Secret Empire #5 – I think we’re at the halfway point now, and this title is starting to feel like it’s falling apart some, or at the least, losing momentum. We check in on Black Widow and her team, as they achieve some success, while Tony’s team has to admit defeat in its efforts to retrieve the Cosmic Cube fragments. There’s just a little too much going on in this book that I find it hard to care about, and that’s unfortunate. As Marvel and Nick Spencer keep adding issues to the length of the run, they seem to be admitting that they hadn’t really worked out what the endgame was going to be. That kind of shows.
Secret Weapons #1 – The Valiant Universe has been undergoing some big changes of late, as new writers have switched up their approach to the place.
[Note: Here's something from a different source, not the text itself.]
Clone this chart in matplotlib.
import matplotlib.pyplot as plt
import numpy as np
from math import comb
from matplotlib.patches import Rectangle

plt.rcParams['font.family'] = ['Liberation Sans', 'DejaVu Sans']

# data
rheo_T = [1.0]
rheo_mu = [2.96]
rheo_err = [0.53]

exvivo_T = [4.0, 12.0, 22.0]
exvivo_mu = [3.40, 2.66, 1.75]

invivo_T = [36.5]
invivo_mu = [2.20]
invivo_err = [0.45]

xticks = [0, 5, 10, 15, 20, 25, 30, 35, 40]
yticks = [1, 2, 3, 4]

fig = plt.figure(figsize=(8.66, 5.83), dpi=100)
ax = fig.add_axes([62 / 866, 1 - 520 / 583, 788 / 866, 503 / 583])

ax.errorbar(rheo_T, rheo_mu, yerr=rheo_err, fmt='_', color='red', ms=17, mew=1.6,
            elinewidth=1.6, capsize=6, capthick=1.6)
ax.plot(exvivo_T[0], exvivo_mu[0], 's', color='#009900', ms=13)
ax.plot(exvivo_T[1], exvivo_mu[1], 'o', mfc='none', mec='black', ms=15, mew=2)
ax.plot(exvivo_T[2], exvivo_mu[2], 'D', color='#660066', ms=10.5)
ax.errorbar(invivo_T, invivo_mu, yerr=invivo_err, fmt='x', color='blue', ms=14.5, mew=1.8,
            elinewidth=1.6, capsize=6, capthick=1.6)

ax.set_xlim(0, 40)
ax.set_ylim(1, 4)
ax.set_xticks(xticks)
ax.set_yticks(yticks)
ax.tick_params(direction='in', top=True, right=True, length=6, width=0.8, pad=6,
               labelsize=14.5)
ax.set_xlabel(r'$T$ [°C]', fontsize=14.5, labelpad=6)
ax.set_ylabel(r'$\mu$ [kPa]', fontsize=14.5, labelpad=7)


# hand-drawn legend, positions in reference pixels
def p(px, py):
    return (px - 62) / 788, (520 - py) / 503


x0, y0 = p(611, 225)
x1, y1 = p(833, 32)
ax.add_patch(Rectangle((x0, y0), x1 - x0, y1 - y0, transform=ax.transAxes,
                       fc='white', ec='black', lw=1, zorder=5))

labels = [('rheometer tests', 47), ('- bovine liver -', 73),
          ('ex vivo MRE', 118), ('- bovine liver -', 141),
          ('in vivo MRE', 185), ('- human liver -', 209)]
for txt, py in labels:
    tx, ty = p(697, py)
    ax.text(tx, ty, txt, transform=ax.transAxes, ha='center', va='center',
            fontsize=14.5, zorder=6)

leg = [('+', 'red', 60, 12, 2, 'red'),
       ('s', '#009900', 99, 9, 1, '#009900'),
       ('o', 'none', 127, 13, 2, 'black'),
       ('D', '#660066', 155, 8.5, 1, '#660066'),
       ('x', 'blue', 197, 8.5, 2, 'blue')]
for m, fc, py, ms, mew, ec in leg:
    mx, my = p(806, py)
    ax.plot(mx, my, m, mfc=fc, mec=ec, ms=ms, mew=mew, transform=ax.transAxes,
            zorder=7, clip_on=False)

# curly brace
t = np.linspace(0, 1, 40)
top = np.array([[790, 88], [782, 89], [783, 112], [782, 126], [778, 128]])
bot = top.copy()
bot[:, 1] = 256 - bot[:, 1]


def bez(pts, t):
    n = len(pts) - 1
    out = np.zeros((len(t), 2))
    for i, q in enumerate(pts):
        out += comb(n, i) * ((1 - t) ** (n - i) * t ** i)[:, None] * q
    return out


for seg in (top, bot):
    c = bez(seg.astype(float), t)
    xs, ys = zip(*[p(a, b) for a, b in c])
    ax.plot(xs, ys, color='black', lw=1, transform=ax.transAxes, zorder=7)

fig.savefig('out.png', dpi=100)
This new four-issue series is written by Eric Heisserer, and focuses on the Psiots that were activated by Toyo Harada, but that lack any real useful powers. There is now some sort of creature hunting them down to absorb their abilities, and Livewire, who I haven’t seen much of since Unity ended, is trying to find and help them. It’s a good set up, and Raúl Allén’s and Patricia Martín’s art is terrific. I think I’d be happy with this being an ongoing, although knowing the new Valiant, it’s probably a series of miniseries, and that’s okay too.
X-O Manowar #4 – Doug Braithwaite comes onboard as the new artist, as Aric continues to chase the leader of his enemies through some shakily allied land, and finds that once again, his own army is working against him. This leads to his armor taking actions of its own, which are going to make things difficult for Aric to stick to his new principles. Matt Kindt’s approach to this book remains interesting and novel.
Comics I Would Have Bought if Comics Weren’t So Expensive:
All-New Guardians of the Galaxy Annual #1
Amazing Spider-Man #29
Astro City #45
Beautiful Canvas #1
Doctor Strange and the Sorcerers Supreme #9
Infamous Iron Man #9
Jean Grey #3
Joe Golem Occult Detective Outer Dark #2
Totally Awesome Hulk #20
X-Men Blue #6
The Week in Graphic Novels:
Sons of the Devil Vol. 2 – The problem with trade-waiting, especially when creators include only a short recap, is that it takes me two or three issues to get back into a series, and then it’s pretty much over. Brian Buccellato’s story about the children of a cult leader from the 80s is interesting, but a little hard to follow in this format. Toni Infante’s art is nice, but I find the way the art focuses so much on characters’ eyes can be a little off-putting at times.